**THE PROBLEM:**
Leave the pictures out and quote every line from the start of the listing to the line with "emm_y = [91.71]", inclusive.

**DATA PROVIDED:**
____________________

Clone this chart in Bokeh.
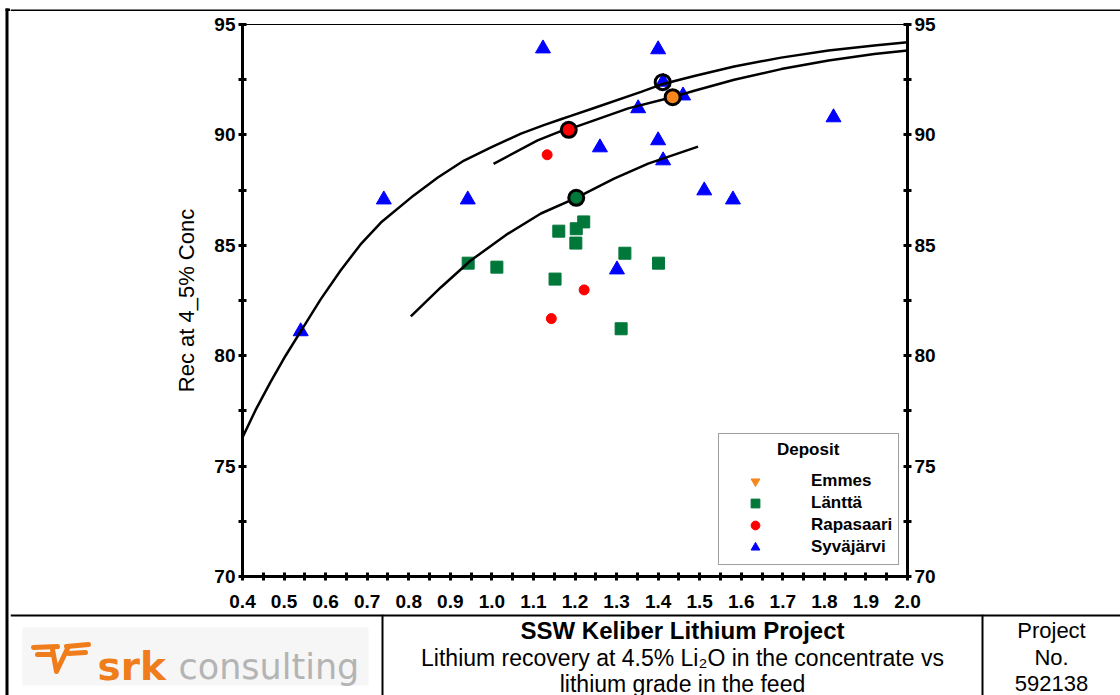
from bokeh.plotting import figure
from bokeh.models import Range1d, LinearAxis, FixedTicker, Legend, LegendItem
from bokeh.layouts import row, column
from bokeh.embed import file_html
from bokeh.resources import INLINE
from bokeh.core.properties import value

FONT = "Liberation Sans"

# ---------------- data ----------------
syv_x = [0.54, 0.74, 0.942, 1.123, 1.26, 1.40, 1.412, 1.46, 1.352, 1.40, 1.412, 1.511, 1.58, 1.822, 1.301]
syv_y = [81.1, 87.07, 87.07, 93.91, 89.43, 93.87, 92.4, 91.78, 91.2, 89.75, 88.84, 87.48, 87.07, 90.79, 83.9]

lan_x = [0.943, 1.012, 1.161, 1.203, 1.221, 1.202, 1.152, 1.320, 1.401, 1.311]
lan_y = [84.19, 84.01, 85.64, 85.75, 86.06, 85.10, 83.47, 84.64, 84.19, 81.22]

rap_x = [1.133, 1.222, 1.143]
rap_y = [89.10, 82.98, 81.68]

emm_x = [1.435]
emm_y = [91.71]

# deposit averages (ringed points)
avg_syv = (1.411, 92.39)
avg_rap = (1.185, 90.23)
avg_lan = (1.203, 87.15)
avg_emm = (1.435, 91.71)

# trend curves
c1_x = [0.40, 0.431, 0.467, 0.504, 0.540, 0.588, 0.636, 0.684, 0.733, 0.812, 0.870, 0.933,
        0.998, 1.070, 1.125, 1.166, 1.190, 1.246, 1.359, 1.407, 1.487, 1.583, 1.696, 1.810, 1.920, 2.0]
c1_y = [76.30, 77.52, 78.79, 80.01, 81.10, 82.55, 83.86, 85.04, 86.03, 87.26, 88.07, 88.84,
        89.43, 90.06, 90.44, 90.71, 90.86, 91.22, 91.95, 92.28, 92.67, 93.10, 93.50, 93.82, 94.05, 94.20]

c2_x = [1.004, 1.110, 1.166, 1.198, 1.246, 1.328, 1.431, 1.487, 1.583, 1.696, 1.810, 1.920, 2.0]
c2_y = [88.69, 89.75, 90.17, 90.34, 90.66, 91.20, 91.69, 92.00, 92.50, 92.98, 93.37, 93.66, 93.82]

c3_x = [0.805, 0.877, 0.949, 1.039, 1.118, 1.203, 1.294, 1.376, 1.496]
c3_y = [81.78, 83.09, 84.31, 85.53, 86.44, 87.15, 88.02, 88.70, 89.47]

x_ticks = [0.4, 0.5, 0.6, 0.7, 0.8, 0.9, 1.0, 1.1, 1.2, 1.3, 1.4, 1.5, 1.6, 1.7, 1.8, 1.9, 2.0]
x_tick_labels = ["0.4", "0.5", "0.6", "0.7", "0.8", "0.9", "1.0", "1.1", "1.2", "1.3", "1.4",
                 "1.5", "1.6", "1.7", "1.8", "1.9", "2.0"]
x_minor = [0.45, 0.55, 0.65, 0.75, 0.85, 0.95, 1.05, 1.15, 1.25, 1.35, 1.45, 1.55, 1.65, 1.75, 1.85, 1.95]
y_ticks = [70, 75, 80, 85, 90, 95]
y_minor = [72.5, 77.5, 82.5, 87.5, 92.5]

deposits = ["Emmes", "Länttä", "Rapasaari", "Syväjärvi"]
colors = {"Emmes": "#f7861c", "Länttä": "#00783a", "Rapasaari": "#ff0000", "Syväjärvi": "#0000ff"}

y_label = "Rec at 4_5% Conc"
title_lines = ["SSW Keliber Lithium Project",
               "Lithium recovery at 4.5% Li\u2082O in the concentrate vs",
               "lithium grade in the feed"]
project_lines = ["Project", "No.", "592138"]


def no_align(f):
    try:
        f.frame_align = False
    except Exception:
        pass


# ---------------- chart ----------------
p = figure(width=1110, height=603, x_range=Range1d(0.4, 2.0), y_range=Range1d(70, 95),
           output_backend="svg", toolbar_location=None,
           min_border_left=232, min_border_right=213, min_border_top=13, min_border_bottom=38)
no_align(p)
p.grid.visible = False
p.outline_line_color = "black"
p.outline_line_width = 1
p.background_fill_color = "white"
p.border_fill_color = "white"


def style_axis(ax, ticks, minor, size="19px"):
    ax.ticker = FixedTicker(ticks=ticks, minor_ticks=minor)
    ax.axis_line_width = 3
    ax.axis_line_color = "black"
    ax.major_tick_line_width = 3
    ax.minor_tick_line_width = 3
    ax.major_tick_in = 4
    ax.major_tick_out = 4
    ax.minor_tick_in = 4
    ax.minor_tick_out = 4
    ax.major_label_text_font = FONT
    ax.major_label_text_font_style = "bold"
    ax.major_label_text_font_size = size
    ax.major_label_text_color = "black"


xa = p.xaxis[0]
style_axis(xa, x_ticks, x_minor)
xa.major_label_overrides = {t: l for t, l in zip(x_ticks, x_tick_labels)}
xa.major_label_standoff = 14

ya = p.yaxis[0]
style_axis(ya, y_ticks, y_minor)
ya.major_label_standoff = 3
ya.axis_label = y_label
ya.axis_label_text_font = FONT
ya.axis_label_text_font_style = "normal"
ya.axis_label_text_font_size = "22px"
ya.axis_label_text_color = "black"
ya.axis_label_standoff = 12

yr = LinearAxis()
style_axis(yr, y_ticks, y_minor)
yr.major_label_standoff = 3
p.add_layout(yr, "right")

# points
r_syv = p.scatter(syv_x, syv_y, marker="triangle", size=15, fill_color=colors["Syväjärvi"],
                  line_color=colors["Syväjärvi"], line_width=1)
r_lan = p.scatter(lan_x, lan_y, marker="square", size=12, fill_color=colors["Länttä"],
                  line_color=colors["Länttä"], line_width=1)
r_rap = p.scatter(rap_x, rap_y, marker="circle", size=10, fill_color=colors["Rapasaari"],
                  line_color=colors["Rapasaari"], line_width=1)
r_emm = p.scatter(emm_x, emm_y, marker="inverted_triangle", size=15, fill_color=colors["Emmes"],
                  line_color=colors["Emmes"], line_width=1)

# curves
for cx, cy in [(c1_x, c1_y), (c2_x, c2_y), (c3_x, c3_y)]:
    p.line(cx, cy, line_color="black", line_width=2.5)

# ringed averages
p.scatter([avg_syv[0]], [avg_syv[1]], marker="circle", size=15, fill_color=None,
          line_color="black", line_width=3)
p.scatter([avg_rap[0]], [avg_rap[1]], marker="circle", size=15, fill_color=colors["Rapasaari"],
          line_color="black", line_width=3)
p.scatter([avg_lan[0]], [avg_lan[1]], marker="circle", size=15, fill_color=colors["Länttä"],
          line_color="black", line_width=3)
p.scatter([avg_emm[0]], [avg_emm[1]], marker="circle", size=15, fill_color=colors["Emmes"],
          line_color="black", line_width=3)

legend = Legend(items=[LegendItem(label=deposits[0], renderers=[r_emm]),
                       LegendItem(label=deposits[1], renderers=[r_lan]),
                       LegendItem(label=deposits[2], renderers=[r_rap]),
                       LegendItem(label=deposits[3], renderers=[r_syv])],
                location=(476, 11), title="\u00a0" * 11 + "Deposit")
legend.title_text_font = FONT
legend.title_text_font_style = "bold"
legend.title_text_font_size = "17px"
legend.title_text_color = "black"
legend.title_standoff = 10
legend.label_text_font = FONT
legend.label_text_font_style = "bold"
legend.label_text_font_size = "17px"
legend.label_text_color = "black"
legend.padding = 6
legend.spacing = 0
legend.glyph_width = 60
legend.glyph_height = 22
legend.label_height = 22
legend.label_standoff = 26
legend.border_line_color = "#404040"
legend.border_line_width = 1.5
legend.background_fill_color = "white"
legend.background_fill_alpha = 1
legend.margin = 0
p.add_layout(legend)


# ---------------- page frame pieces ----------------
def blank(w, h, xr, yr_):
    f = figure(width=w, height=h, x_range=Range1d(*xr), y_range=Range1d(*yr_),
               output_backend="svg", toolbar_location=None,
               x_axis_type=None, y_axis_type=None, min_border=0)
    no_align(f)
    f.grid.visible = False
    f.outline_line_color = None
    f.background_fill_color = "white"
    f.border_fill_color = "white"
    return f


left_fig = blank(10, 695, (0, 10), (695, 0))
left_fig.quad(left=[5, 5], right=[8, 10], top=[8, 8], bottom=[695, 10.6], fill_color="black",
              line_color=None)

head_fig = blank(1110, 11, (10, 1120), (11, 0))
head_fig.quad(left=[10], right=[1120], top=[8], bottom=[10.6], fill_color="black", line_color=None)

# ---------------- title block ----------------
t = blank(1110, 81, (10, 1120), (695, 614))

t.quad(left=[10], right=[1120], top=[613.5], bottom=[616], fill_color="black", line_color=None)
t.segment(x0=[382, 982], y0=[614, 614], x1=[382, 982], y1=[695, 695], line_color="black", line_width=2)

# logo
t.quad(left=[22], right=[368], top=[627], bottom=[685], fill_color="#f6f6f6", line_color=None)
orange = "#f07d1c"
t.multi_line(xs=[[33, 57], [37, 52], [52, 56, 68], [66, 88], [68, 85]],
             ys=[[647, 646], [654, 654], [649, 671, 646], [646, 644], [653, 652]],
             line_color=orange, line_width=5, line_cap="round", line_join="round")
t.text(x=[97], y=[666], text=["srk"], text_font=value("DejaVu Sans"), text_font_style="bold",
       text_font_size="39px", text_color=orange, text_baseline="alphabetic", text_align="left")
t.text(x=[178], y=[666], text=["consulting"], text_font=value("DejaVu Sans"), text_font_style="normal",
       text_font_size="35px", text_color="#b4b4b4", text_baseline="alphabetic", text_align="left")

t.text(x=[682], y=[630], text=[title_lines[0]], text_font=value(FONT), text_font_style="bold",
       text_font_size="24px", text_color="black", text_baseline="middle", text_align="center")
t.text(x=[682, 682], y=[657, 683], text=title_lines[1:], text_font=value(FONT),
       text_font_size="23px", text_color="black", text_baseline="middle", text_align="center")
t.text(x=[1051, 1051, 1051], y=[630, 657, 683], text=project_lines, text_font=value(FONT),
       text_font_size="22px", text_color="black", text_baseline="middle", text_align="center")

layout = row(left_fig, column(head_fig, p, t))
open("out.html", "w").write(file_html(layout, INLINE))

____________________

**ANSWER BELOW:**
Clone this chart in Bokeh.
from bokeh.plotting import figure
from bokeh.models import Range1d, LinearAxis, FixedTicker, Legend, LegendItem
from bokeh.layouts import row, column
from bokeh.embed import file_html
from bokeh.resources import INLINE
from bokeh.core.properties import value

FONT = "Liberation Sans"

# ---------------- data ----------------
syv_x = [0.54, 0.74, 0.942, 1.123, 1.26, 1.40, 1.412, 1.46, 1.352, 1.40, 1.412, 1.511, 1.58, 1.822, 1.301]
syv_y = [81.1, 87.07, 87.07, 93.91, 89.43, 93.87, 92.4, 91.78, 91.2, 89.75, 88.84, 87.48, 87.07, 90.79, 83.9]

lan_x = [0.943, 1.012, 1.161, 1.203, 1.221, 1.202, 1.152, 1.320, 1.401, 1.311]
lan_y = [84.19, 84.01, 85.64, 85.75, 86.06, 85.10, 83.47, 84.64, 84.19, 81.22]

rap_x = [1.133, 1.222, 1.143]
rap_y = [89.10, 82.98, 81.68]

emm_x = [1.435]
emm_y = [91.71]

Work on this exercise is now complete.